Working so closely on community engagement projects with clients from around the world I have seen first-hand the positive impact public participation can have on the changes to a community, however, often I hear from friends and family 'why should I engage', 'no-one will listen' or 'they will just do what they want!'.
Contributing to community engagement efforts is not a waste of time and there are many reasons everyone should get involved.
1. Your opinion is important
Community engagement is a vital part of many projects and the benefits are well documented, such as better outcomes for all stakeholders, community ownership and lower project costs but more importantly, decision makers genuinely want to hear ideas and feedback.

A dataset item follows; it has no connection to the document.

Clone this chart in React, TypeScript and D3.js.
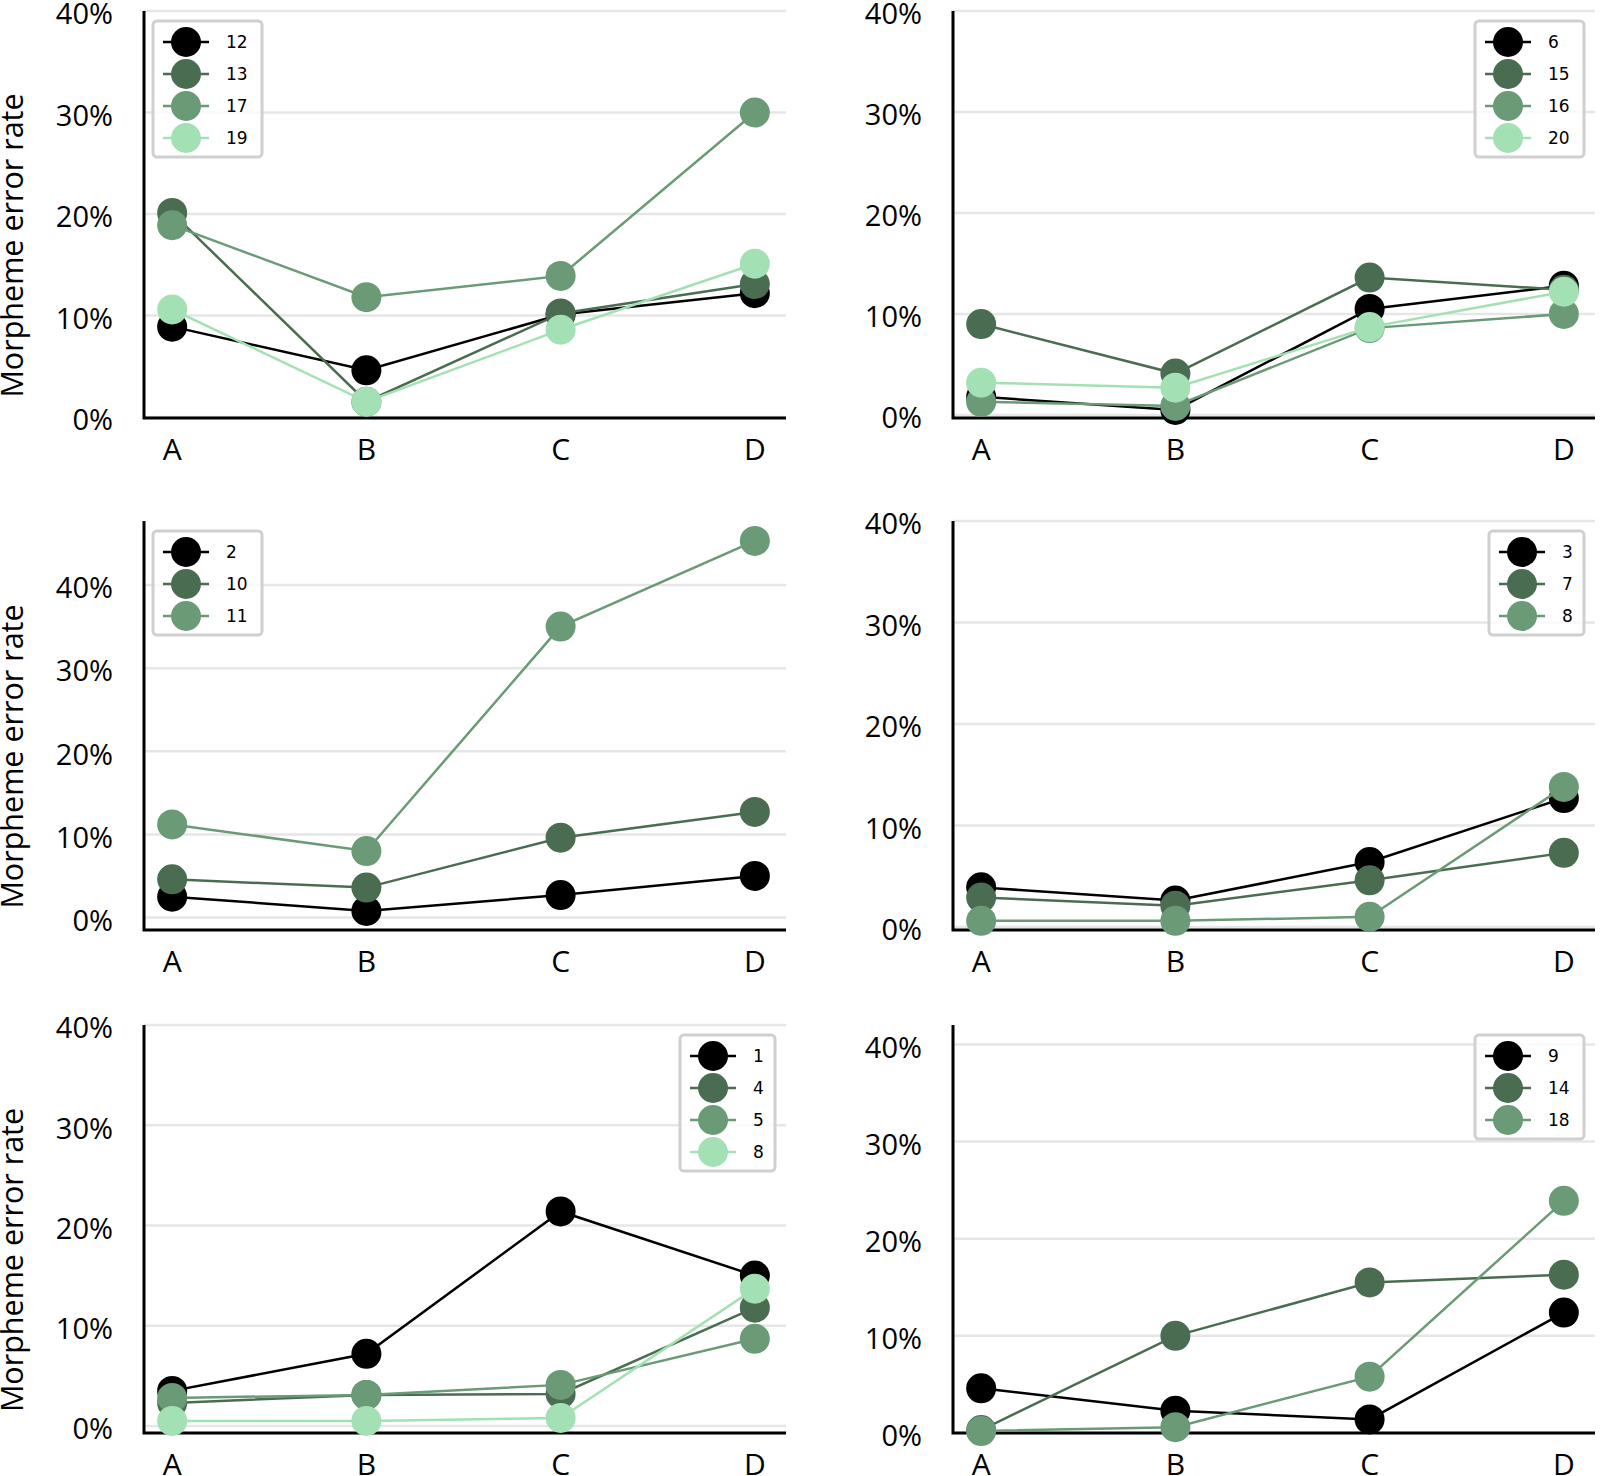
import React from "react";
import * as d3 from "d3";

const categories = ["A", "B", "C", "D"];
const seriesColors = ["#000000", "#4a6d51", "#6a9a76", "#a3e1b4"];
const yTickValues = [0, 0.1, 0.2, 0.3, 0.4];
const yAxisTitle = "Morpheme error rate";

const panel1Labels = ["12", "13", "17", "19"];
const panel1Values = [
  [0.089, 0.046, 0.101, 0.122],
  [0.201, 0.015, 0.102, 0.131],
  [0.189, 0.118, 0.139, 0.3],
  [0.106, 0.015, 0.086, 0.151],
];

const panel2Labels = ["6", "15", "16", "20"];
const panel2Values = [
  [0.018, 0.005, 0.105, 0.128],
  [0.09, 0.041, 0.136, 0.124],
  [0.013, 0.009, 0.086, 0.1],
  [0.032, 0.027, 0.087, 0.122],
];

const panel3Labels = ["2", "10", "11"];
const panel3Values = [
  [0.025, 0.008, 0.027, 0.05],
  [0.046, 0.036, 0.096, 0.127],
  [0.112, 0.08, 0.35, 0.453],
];

const panel4Labels = ["3", "7", "8"];
const panel4Values = [
  [0.039, 0.026, 0.064, 0.127],
  [0.029, 0.021, 0.046, 0.073],
  [0.006, 0.006, 0.01, 0.138],
];

const panel5Labels = ["1", "4", "5", "8"];
const panel5Values = [
  [0.035, 0.072, 0.214, 0.15],
  [0.023, 0.031, 0.032, 0.118],
  [0.028, 0.031, 0.041, 0.087],
  [0.005, 0.005, 0.008, 0.137],
];

const panel6Labels = ["9", "14", "18"];
const panel6Values = [
  [0.046, 0.023, 0.014, 0.124],
  [0.003, 0.1, 0.155, 0.163],
  [0.002, 0.006, 0.058, 0.239],
];

const panelYDomains = [
  [-0.001, 0.4],
  [-0.003, 0.4],
  [-0.015, 0.477],
  [-0.003, 0.4],
  [-0.007, 0.4],
  [0, 0.42],
];

type Layout = {
  left: number;
  right: number;
  top: number;
  bottom: number;
  legend: "ul" | "ur";
  title: boolean;
};

const layouts: Layout[] = [
  { left: 144, right: 786, top: 11, bottom: 418, legend: "ul", title: true },
  { left: 953, right: 1595, top: 11, bottom: 418, legend: "ur", title: false },
  { left: 144, right: 786, top: 521, bottom: 930, legend: "ul", title: true },
  { left: 953, right: 1595, top: 521, bottom: 930, legend: "ur", title: false },
  { left: 144, right: 786, top: 1025, bottom: 1433, legend: "ur", title: true },
  { left: 953, right: 1595, top: 1025, bottom: 1433, legend: "ur", title: false },
];

const panelData = [
  { labels: panel1Labels, values: panel1Values },
  { labels: panel2Labels, values: panel2Values },
  { labels: panel3Labels, values: panel3Values },
  { labels: panel4Labels, values: panel4Values },
  { labels: panel5Labels, values: panel5Values },
  { labels: panel6Labels, values: panel6Values },
];

const TICK_FONT = "'Open Sans', 'Noto Sans', sans-serif";
const LEGEND_FONT = "'DejaVu Sans', sans-serif";
const pctFmt = d3.format(".0%");

function Panel({ layout, labels, values, domain }: { layout: Layout; labels: string[]; values: number[][]; domain: number[] }) {
  const x = d3.scalePoint<string>().domain(categories).range([layout.left, layout.right - 3]).padding(0.145);
  const y = d3.scaleLinear().domain(domain).range([layout.bottom, layout.top]);
  const line = d3
    .line<number>()
    .x((_, i) => x(categories[i]) as number)
    .y((d) => y(d));

  const maxLen = d3.max(labels, (l) => l.length) || 1;
  const legW = maxLen > 1 ? 109 : 95;
  const legH = 21 + (labels.length - 1) * 32 + 19;
  const legX = layout.legend === "ul" ? layout.left + 9 : layout.right - 11 - legW;
  const legY = layout.top + 10;

  return (
    <g>
      {yTickValues.map((t) => (
        <line key={"g" + t} x1={layout.left} x2={layout.right} y1={y(t)} y2={y(t)} stroke="#e6e6e6" strokeWidth={2.5} />
      ))}
      {yTickValues.map((t) => (
        <text
          key={"t" + t}
          x={layout.left - 31}
          y={y(t) + 13.3}
          textAnchor="end"
          fontFamily={TICK_FONT}
          fontSize={29}
          fill="#000"
        >
          {pctFmt(t)}
        </text>
      ))}
      {categories.map((c) => (
        <text
          key={"x" + c}
          x={x(c)}
          y={layout.bottom + 42}
          textAnchor="middle"
          fontFamily={TICK_FONT}
          fontSize={30}
          fill="#000"
        >
          {c}
        </text>
      ))}
      <path
        d={`M${layout.left},${layout.top}V${layout.bottom}H${layout.right}`}
        fill="none"
        stroke="#000"
        strokeWidth={3}
      />
      {layout.title && (
        <text
          transform={`translate(23,${(layout.top + layout.bottom) / 2 + 31}) rotate(-90)`}
          textAnchor="middle"
          fontFamily={TICK_FONT}
          fontSize={30.5}
          fill="#000"
        >
          {yAxisTitle}
        </text>
      )}
      {values.map((s, si) => (
        <g key={"s" + si}>
          <path d={line(s) || ""} fill="none" stroke={seriesColors[si]} strokeWidth={2.5} />
          {s.map((v, i) => (
            <circle key={i} cx={x(categories[i])} cy={y(v)} r={15} fill={seriesColors[si]} />
          ))}
        </g>
      ))}
      <rect
        x={legX}
        y={legY}
        width={legW}
        height={legH}
        rx={4}
        fill="#fff"
        fillOpacity={0.8}
        stroke="#d0d0d0"
        strokeWidth={3}
      />
      {labels.map((l, i) => {
        const cy = legY + 21 + i * 32;
        const cx = legX + 33;
        return (
          <g key={"l" + l + i}>
            <line x1={cx - 23} x2={cx + 23} y1={cy} y2={cy} stroke={seriesColors[i]} strokeWidth={2.5} />
            <circle cx={cx} cy={cy} r={15} fill={seriesColors[i]} />
            <text x={cx + 40} y={cy} dominantBaseline="central" fontFamily={LEGEND_FONT} fontSize={17} fill="#000">
              {l}
            </text>
          </g>
        );
      })}
    </g>
  );
}

export default function App() {
  return (
    <svg
      width={1600}
      height={1476}
      viewBox="0 0 1600 1476"
      style={{ position: "absolute", left: 0, top: 0, background: "#fff" }}
    >
      <rect x={0} y={0} width={1600} height={1476} fill="#fff" />
      {layouts.map((lay, i) => (
        <Panel key={i} layout={lay} labels={panelData[i].labels} values={panelData[i].values} domain={panelYDomains[i]} />
      ))}
    </svg>
  );
}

Most community engagement these days is no longer about spreading information and telling people what is being done, but is a two-way street between decision makers and stakeholders. Regardless of your qualifications, everyone knows what they like or dislike and has an opinion about what needs to be done and where priorities should lay.
2. More perspectives
Community engagement is often heavily one-sided, and engagement projects can be inundated with input from only those community members who have a strong opinion. Without other perspectives being aired, decision makers might not make the best decision for the community as a whole simply because of a minority of loud voice.
If your opinion differs from the more popular opinions, decision makers want to hear from you so they get a balanced understanding of the community's views and enhance the value of the final decision. The more views gathered in the process of making a decision, the more likely the final product will meet the needs and address the most concerns possible and If you fear repercussions of going against a vocal group, engagement can often be done anonymously.
3. New information
Decision makers recognise that the community that uses the space that it's planning for have an intimate and unique relationship to the area that they don't. Because of this knowledge, community members can provide new information on a project that has yet to be considered.
Public involvement brings more information to the decision, including scientific or technical knowledge, knowledge about the context where decisions are implemented, history and personalities. More information can make the difference between a good and poor decision.
4. Community ownership
When the community is involved in a project, they have ownership of it and the decision making process, which is key to a successful project outcome, even if not all individuals necessarily agree with the outcome.
5. It feels good
When a project is finalised and you can see the fruits of your labour, it feels good knowing that you were involved in something that benefits the community.
6. A numbers game
For public agencies with political leaders, the total number of people engaged is important. Engaging higher numbers gives the elected representatives confidence in their decision.
So I've convinced you to get involved but you don't know where to start...most organisations are active on social media and notify followers when they are seeking comment.
Don't be scared to attend a public meeting. Talking to your local representatives in person is a great way to get an understanding of the project and how you can get involved.
If face-to-face is not for you, online community engagement methods are becoming increasingly popular and often surveys, polls and other interactive online tools are used throughout consultations.